*What you need to do:*
Write out the entries below once more, exactly, with the pictures left out.

*Data to use:*

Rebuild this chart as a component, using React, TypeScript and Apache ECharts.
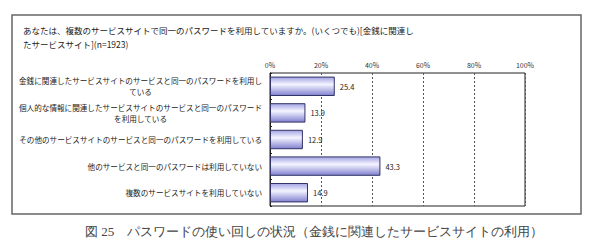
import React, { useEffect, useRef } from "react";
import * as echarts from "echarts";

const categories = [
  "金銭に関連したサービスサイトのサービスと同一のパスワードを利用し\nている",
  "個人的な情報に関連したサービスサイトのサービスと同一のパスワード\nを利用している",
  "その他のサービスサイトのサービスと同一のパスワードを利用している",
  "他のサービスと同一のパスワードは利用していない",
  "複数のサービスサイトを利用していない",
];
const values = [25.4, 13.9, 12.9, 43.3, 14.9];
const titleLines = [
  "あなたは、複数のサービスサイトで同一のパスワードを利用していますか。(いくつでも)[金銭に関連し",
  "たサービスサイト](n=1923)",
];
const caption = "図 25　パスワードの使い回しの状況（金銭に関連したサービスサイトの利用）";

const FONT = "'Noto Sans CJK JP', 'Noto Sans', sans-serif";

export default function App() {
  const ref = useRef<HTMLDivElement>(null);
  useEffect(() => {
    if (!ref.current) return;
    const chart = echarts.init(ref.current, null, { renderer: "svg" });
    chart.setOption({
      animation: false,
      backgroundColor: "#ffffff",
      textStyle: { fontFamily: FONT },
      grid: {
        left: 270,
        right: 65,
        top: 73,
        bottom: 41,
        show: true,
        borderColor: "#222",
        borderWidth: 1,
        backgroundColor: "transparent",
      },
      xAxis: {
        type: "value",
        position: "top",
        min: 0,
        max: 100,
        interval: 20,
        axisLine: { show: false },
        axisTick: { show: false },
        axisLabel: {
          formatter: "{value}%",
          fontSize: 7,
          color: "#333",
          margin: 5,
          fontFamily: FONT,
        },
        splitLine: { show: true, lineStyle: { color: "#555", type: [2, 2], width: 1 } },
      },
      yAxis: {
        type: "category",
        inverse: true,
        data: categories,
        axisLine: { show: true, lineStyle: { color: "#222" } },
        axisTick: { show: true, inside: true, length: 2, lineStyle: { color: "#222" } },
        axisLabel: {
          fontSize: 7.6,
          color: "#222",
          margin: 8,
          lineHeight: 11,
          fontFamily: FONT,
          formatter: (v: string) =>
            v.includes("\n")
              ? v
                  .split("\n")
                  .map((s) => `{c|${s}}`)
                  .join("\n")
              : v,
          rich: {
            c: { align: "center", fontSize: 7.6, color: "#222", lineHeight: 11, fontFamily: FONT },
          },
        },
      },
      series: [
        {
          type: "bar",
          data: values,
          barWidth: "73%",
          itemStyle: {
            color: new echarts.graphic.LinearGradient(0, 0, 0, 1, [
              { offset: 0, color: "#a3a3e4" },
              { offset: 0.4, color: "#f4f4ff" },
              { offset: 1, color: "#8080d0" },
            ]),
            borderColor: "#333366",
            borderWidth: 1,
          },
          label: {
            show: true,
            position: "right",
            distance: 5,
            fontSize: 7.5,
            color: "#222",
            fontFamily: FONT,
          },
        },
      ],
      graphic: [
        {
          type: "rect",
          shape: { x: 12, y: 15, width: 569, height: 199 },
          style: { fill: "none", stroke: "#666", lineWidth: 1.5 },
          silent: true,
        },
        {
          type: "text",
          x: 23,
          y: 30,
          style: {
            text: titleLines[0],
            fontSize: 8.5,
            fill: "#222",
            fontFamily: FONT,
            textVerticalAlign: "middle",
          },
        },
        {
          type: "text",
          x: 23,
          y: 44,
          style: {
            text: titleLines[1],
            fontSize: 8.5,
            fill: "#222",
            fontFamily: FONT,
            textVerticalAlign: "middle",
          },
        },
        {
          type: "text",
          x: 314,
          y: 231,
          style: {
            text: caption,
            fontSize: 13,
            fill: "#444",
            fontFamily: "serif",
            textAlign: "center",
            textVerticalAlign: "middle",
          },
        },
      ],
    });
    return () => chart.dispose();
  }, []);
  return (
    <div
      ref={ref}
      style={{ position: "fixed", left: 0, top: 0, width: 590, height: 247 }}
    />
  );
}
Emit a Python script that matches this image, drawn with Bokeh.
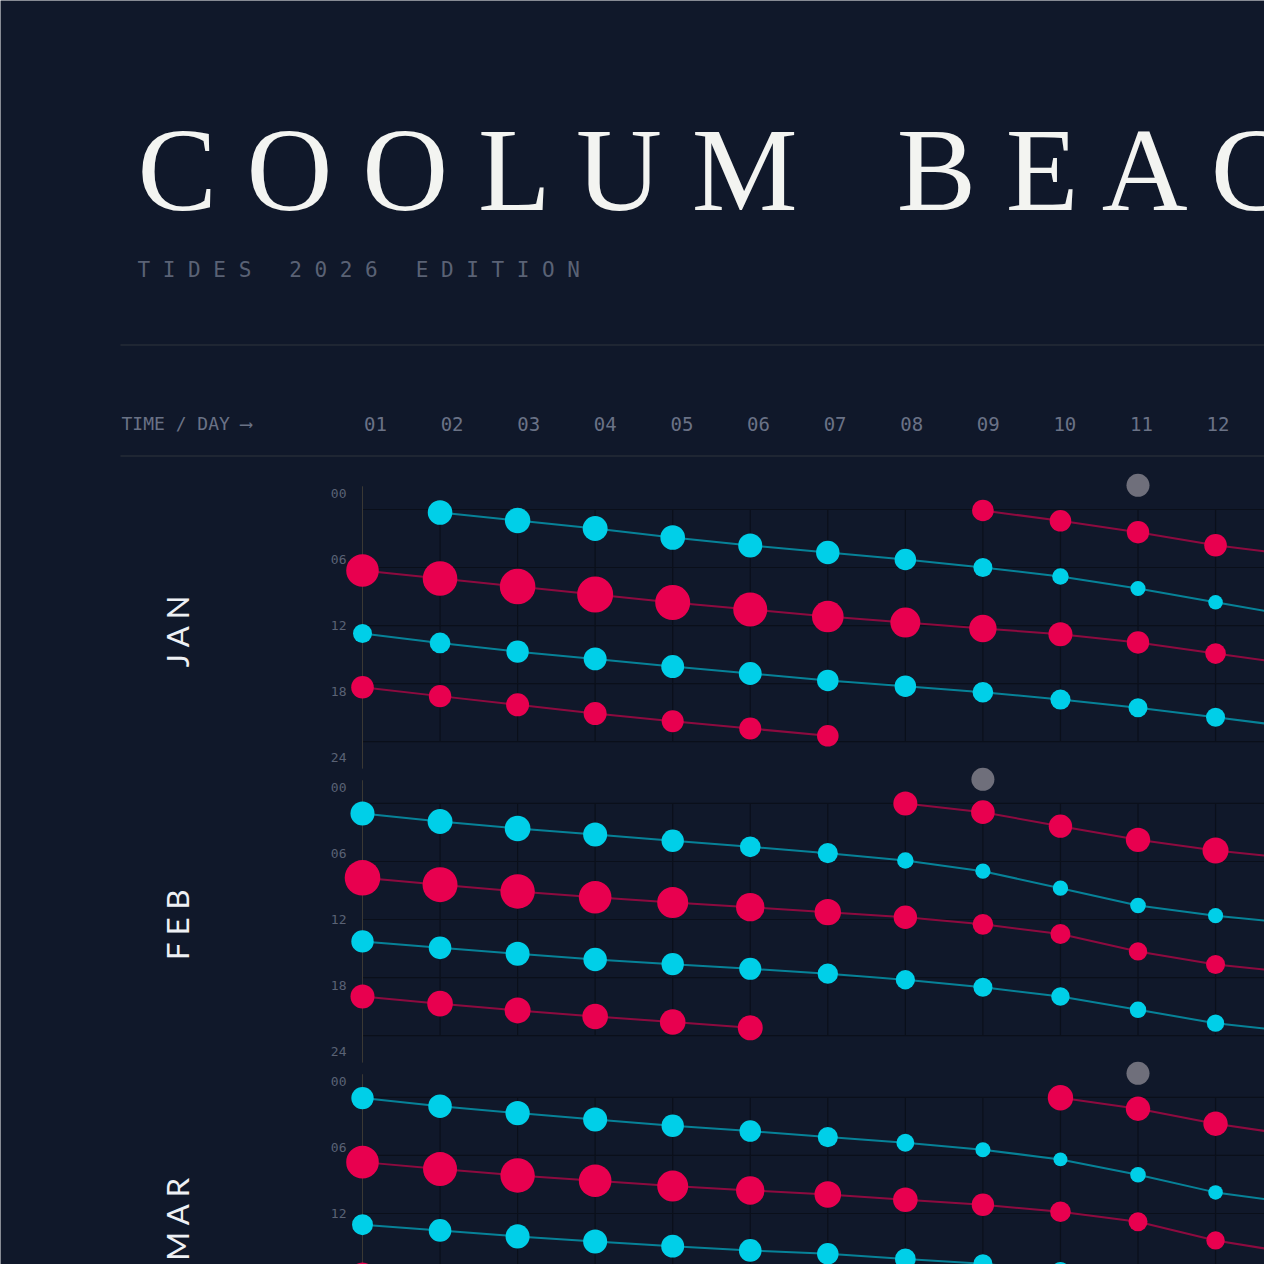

*Written response:*
Rebuild this chart as a component, using React, TypeScript and Apache ECharts.
import React, { useEffect, useRef } from "react";
import * as echarts from "echarts";

const categories = [
  "金銭に関連したサービスサイトのサービスと同一のパスワードを利用し\nている",
  "個人的な情報に関連したサービスサイトのサービスと同一のパスワード\nを利用している",
  "その他のサービスサイトのサービスと同一のパスワードを利用している",
  "他のサービスと同一のパスワードは利用していない",
  "複数のサービスサイトを利用していない",
];
const values = [25.4, 13.9, 12.9, 43.3, 14.9];
const titleLines = [
  "あなたは、複数のサービスサイトで同一のパスワードを利用していますか。(いくつでも)[金銭に関連し",
  "たサービスサイト](n=1923)",
];
const caption = "図 25　パスワードの使い回しの状況（金銭に関連したサービスサイトの利用）";

const FONT = "'Noto Sans CJK JP', 'Noto Sans', sans-serif";

export default function App() {
  const ref = useRef<HTMLDivElement>(null);
  useEffect(() => {
    if (!ref.current) return;
    const chart = echarts.init(ref.current, null, { renderer: "svg" });
    chart.setOption({
      animation: false,
      backgroundColor: "#ffffff",
      textStyle: { fontFamily: FONT },
      grid: {
        left: 270,
        right: 65,
        top: 73,
        bottom: 41,
        show: true,
        borderColor: "#222",
        borderWidth: 1,
        backgroundColor: "transparent",
      },
      xAxis: {
        type: "value",
        position: "top",
        min: 0,
        max: 100,
        interval: 20,
        axisLine: { show: false },
        axisTick: { show: false },
        axisLabel: {
          formatter: "{value}%",
          fontSize: 7,
          color: "#333",
          margin: 5,
          fontFamily: FONT,
        },
        splitLine: { show: true, lineStyle: { color: "#555", type: [2, 2], width: 1 } },
      },
      yAxis: {
        type: "category",
        inverse: true,
        data: categories,
        axisLine: { show: true, lineStyle: { color: "#222" } },
        axisTick: { show: true, inside: true, length: 2, lineStyle: { color: "#222" } },
        axisLabel: {
          fontSize: 7.6,
          color: "#222",
          margin: 8,
          lineHeight: 11,
          fontFamily: FONT,
          formatter: (v: string) =>
            v.includes("\n")
              ? v
                  .split("\n")
                  .map((s) => `{c|${s}}`)
                  .join("\n")
              : v,
          rich: {
            c: { align: "center", fontSize: 7.6, color: "#222", lineHeight: 11, fontFamily: FONT },
          },
        },
      },
      series: [
        {
          type: "bar",
          data: values,
          barWidth: "73%",
          itemStyle: {
            color: new echarts.graphic.LinearGradient(0, 0, 0, 1, [
              { offset: 0, color: "#a3a3e4" },
              { offset: 0.4, color: "#f4f4ff" },
              { offset: 1, color: "#8080d0" },
            ]),
            borderColor: "#333366",
            borderWidth: 1,
          },
          label: {
            show: true,
            position: "right",
            distance: 5,
            fontSize: 7.5,
            color: "#222",
            fontFamily: FONT,
          },
        },
      ],
      graphic: [
        {
          type: "rect",
          shape: { x: 12, y: 15, width: 569, height: 199 },
          style: { fill: "none", stroke: "#666", lineWidth: 1.5 },
          silent: true,
        },
        {
          type: "text",
          x: 23,
          y: 30,
          style: {
            text: titleLines[0],
            fontSize: 8.5,
            fill: "#222",
            fontFamily: FONT,
            textVerticalAlign: "middle",
          },
        },
        {
          type: "text",
          x: 23,
          y: 44,
          style: {
            text: titleLines[1],
            fontSize: 8.5,
            fill: "#222",
            fontFamily: FONT,
            textVerticalAlign: "middle",
          },
        },
        {
          type: "text",
          x: 314,
          y: 231,
          style: {
            text: caption,
            fontSize: 13,
            fill: "#444",
            fontFamily: "serif",
            textAlign: "center",
            textVerticalAlign: "middle",
          },
        },
      ],
    });
    return () => chart.dispose();
  }, []);
  return (
    <div
      ref={ref}
      style={{ position: "fixed", left: 0, top: 0, width: 590, height: 247 }}
    />
  );
}
Emit a Python script that matches this image, drawn with Bokeh.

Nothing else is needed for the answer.